**Instructions for the task:**
In the material below, please retype the lines from the very first through the one with "0.5726, 0.5744, 0.5744]", exactly and without pictures.

**Given information:**
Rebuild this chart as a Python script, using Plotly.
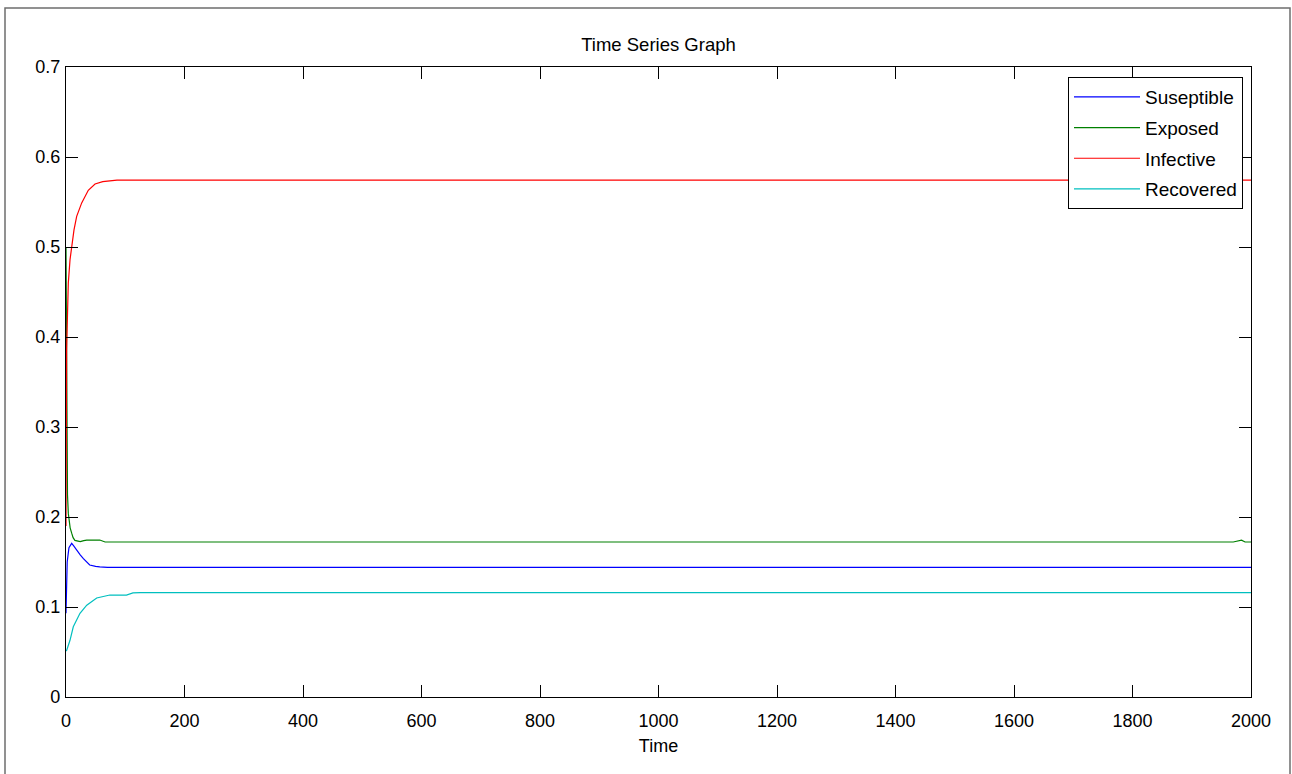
import plotly.graph_objects as go

# ---- data ----
t_s = [0, 2, 5, 9.6, 13, 18, 24, 29, 35, 40, 50, 57, 70, 2000]
susceptible = [0.093, 0.150, 0.166, 0.1707, 0.168, 0.163, 0.158, 0.154, 0.150, 0.1467, 0.1452, 0.1445, 0.1441, 0.1441]

t_e = [0, 0.5, 1.2, 2.5, 3.9, 5, 7, 9.6, 12, 15, 19, 24, 30, 35, 57, 62, 66, 1970, 1980, 1984, 1990, 2000]
exposed = [0.50, 0.40, 0.25, 0.225, 0.204, 0.197, 0.188, 0.182, 0.177, 0.174, 0.173, 0.1726, 0.1738, 0.1744,
           0.1744, 0.1735, 0.1722, 0.1722, 0.1735, 0.1742, 0.1722, 0.1722]

t_i = [0, 1, 3.9, 6.8, 13.5, 18, 26.5, 37.6, 49, 62, 86, 2000]
infective = [0.19, 0.386, 0.46, 0.486, 0.519, 0.534, 0.549, 0.563, 0.570, 0.5726, 0.5744, 0.5744]

t_r = [0, 1.2, 6.75, 12.3, 23.6, 35, 51.8, 74, 102, 108, 113, 125, 2000]
recovered = [0.051, 0.052, 0.063, 0.078, 0.093, 0.102, 0.110, 0.1133, 0.1133, 0.1145, 0.1156, 0.1159, 0.1159]

series_names = ["Suseptible", "Exposed", "Infective", "Recovered"]
series_colors = ["rgb(0,0,255)", "rgb(0,128,0)", "rgb(255,0,0)", "rgb(0,191,191)"]
x_ticks = [0, 200, 400, 600, 800, 1000, 1200, 1400, 1600, 1800, 2000]
y_ticks = [0, 0.1, 0.2, 0.3, 0.4, 0.5, 0.6, 0.7]

FONT = "Arial, Liberation Sans, Helvetica, sans-serif"

fig = go.Figure()
for i, (tx, vy) in enumerate([(t_s, susceptible), (t_e, exposed), (t_i, infective), (t_r, recovered)]):
    fig.add_trace(go.Scatter(
        x=tx, y=vy, mode="lines", name=series_names[i],
        line=dict(color=series_colors[i], width=1.2),
        legendgroup=f"g{i}",
    ))

axis_common = dict(
    showline=True, linecolor="black", linewidth=1.2, mirror="ticks",
    ticks="inside", ticklen=12, tickwidth=1, tickcolor="black",
    showgrid=False, zeroline=False,
    tickfont=dict(family=FONT, size=18, color="black"),
)

W, H = 1292, 774
L, R, T, B = 66, 41, 67, 77
PW, PH = W - L - R, H - T - B

fig.update_layout(
    width=W, height=H,
    margin=dict(l=L, r=R, t=T, b=B),
    paper_bgcolor="white", plot_bgcolor="white",
    font=dict(family=FONT, color="black"),
    title=dict(text="Time Series Graph", x=(L + PW / 2) / W, xref="container", xanchor="center",
               y=1 - 45 / H, yref="container", yanchor="middle",
               font=dict(family=FONT, size=18.5, color="black")),
    xaxis=dict(range=[0, 2000], tickvals=x_ticks, ticklabelstandoff=7,
               title=dict(text="Time", font=dict(family=FONT, size=18, color="black"), standoff=9),
               **axis_common),
    yaxis=dict(range=[0, 0.7], tickvals=y_ticks, ticklabelstandoff=1, **axis_common),
    legend=dict(x=(1243 - L) / PW, y=(697 - 77) / PH, xanchor="right", yanchor="top",
                bgcolor="white", bordercolor="black", borderwidth=1,
                font=dict(family=FONT, size=19, color="black"),
                tracegroupgap=3, itemwidth=66),
    showlegend=True,
)

# outer figure frame
fig.add_shape(type="rect", xref="paper", yref="paper",
              x0=(5 - L) / PW, x1=(1290 - L) / PW,
              y0=(697 - 790) / PH, y1=(697 - 8) / PH,
              line=dict(color="rgb(110,110,110)", width=1.5), layer="below")

fig.write_html("out.html", config={"displayModeBar": False},
               post_script="document.body.style.margin='0';")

**Completed exercise:**
Rebuild this chart as a Python script, using Plotly.
import plotly.graph_objects as go

# ---- data ----
t_s = [0, 2, 5, 9.6, 13, 18, 24, 29, 35, 40, 50, 57, 70, 2000]
susceptible = [0.093, 0.150, 0.166, 0.1707, 0.168, 0.163, 0.158, 0.154, 0.150, 0.1467, 0.1452, 0.1445, 0.1441, 0.1441]

t_e = [0, 0.5, 1.2, 2.5, 3.9, 5, 7, 9.6, 12, 15, 19, 24, 30, 35, 57, 62, 66, 1970, 1980, 1984, 1990, 2000]
exposed = [0.50, 0.40, 0.25, 0.225, 0.204, 0.197, 0.188, 0.182, 0.177, 0.174, 0.173, 0.1726, 0.1738, 0.1744,
           0.1744, 0.1735, 0.1722, 0.1722, 0.1735, 0.1742, 0.1722, 0.1722]

t_i = [0, 1, 3.9, 6.8, 13.5, 18, 26.5, 37.6, 49, 62, 86, 2000]
infective = [0.19, 0.386, 0.46, 0.486, 0.519, 0.534, 0.549, 0.563, 0.570, 0.5726, 0.5744, 0.5744]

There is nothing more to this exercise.